A sensitive but probing comment from a dinner companion caused me to consider anew the privilege and blessing in knowing your days are numbered.
Dinner with friends a few evenings ago led to a conversation not usually found on a list of social dinner topics. My last blog post generated comments and questions about living in appreciation of life’s moments without assumptions of endless tomorrows. As we discussed this post my host struggled to express a sentiment that he worried would offend for its insensitivity. Finally, it came out. To paraphrase,
“You, Dona, know your mortality on a visceral level, affording opportunity for deep reflection and insight into life, death, God, and eternity. Now, any of us here could die before you, but we would have missed an opportunity to think through these questions. Here comes the part which might offend – because of your awareness of the eminence of your death you are more blessed than us.”
My dear friend had made an insightful and totally sensitive comment. He would have never said this to a young adult or parent with young children. There is the fact that at 68 I have lived long enough to see children grow up and to have experienced a lot of life. I am old. Not-ready-to-die-old but living longer than the majority of the world.
So, I considered anew the significance of being able to live thoughtfully and gratefully. There is a strange privilege and blessing in knowing your days are numbered. You ponder more.
My latest pondering
For too long I have thought of eternal life as what happened after death and having nothing in common with life as I know it. A deeper examination of what Jesus says reveals a “nowness” to this eternal life.
And the testimony is this, that God has given us eternal life, and this life is in His Son.”
– 1 John 5:11
Truly, truly, I say to you, he who hears My word, and believes Him who sent Me, has eternal life, and does not come into judgment, but has passed out of death into life.”
– John 5:24
So,
- How do I live more fully into this eternal life promised by Jesus?
- How can I already see myself in this ‘already-eternal-life’ so that the end will be, as my friend called, “going from life to more life”?
One of the ways I cultivate this “now-ness” was described in my last post. I nurture curiosity in as many things as I can realizing that this joy of learning and discovery are mere intimations of more to come. Second, when I laugh with and love those around me I resist the joy-snatcher demons that want to remind me that I won’t have this for long. Rather, I remember Jesus’ words, “I have told you these things so that my joy may be in you and your joy may be complete.” I now assume that this joy I experience is a glimpse of a completed joy to come. And finally, I think about Jesus who said that He was and is the light, the way and the resurrection; a spring of water that quenches all thirst for unfulfilled longings. He’s the real deal, the conduit to life eternal. He’s a joy to know and to know better.

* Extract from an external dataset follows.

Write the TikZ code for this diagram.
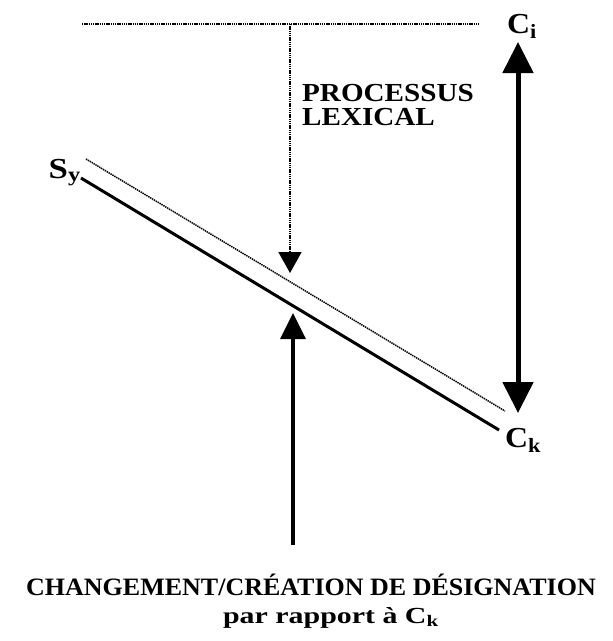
\documentclass[tikz,border=0pt]{standalone}
\usepackage{fontspec}
\setmainfont{Liberation Serif}
\usetikzlibrary{arrows.meta}
\begin{document}
\begin{tikzpicture}[x=1pt,y=-1pt,
  lbl/.style={inner sep=0pt,font=\bfseries\fontsize{29}{29}\selectfont},
  txt/.style={inner sep=0pt,font=\bfseries\fontsize{26}{22}\selectfont},
  bot/.style={inner sep=0pt,font=\bfseries\fontsize{25}{22}\selectfont},
  bottwo/.style={inner sep=0pt,font=\bfseries\fontsize{23}{22}\selectfont},
  dotline/.style={line width=1.5pt,dash pattern=on 1.4pt off 0.8pt},
  thick line/.style={line width=3pt}]
\useasboundingbox (0,0) rectangle (613,641);
% labels
\node[lbl,anchor=base west] (Ci) at (507,33) {\scalebox{1.1}[1]{C\textsubscript{i}}};
\node[lbl,anchor=base west] (Ck) at (505,447) {\scalebox{1.1}[1]{C\textsubscript{k}}};
\node[lbl,anchor=base east] (Sy) at (81,178) {\scalebox{1.2}[1]{S\textsubscript{y}}};
\node[txt,anchor=base west] (proc) at (302,125) {\scalebox{1.12}[1]{\begin{tabular}[b]{@{}l@{}}PROCESSUS\\LEXICAL\end{tabular}}};
\node[bot,anchor=base,text depth=0pt] (chg) at (311,595) {\scalebox{1.04}[1]{CHANGEMENT/CRÉATION DE DÉSIGNATION}};
\node[bottwo,anchor=base,text height=13pt] (par) at (331,623) {\scalebox{1.3}[1]{par rapport à C\textsubscript{k}}};
% coordinates
\coordinate (topL) at (82,24);
\coordinate (topR) at (480,24);
\coordinate (topM) at (290,24);
\coordinate (tipDown) at (290,273);
\coordinate (dotA) at (86,159);
\coordinate (dotB) at (505,411);
\coordinate (solA) at (81,178);
\coordinate (solB) at (499,430);
\coordinate (botS) at (293,545);
\coordinate (tipUp) at (293,313);
\coordinate (dblT) at (518,42);
\coordinate (dblB) at (518,413);
% lines
\draw[dotline] (topL) -- (topR);
\draw[dotline,-{Triangle[length=21pt,width=23pt]}] (topM) -- (tipDown);
\draw[dotline] (dotA) -- (dotB);
\draw[thick line] (solA) -- (solB);
\draw[line width=3.5pt,-{Triangle[length=26pt,width=25pt]}] (botS) -- (tipUp);
\draw[line width=5pt,{Triangle[length=31pt,width=30pt]}-{Triangle[length=31pt,width=30pt]}] (dblT) -- (dblB);
\end{tikzpicture}
\end{document}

(Caveat: I’m not superhuman. I have my down moments as you might suspect but many days I live in the life of more life to come.)
A conversation with my grandsons somehow led to the telling of the story of Jesus and the woman at the well. I took some liberties with the story and highlighted parts that I knew would intrigue them, like the tension and animosity between Jews and Samaritans at that time. I emphasized how Jesus would have no part of that nonsense. By the end of the story, the 9-year-old spontaneously commented, “that Jesus is a great guy.” Bulls eye hit! Hallelujah! Nothing more needed to be said, just letting that thought sit with him and with me. Jesus, a great guy, a great God who offers the eternal life now with all its evolutions, dimensions, progressive developments and for tastes of the new heavens and new earth to come.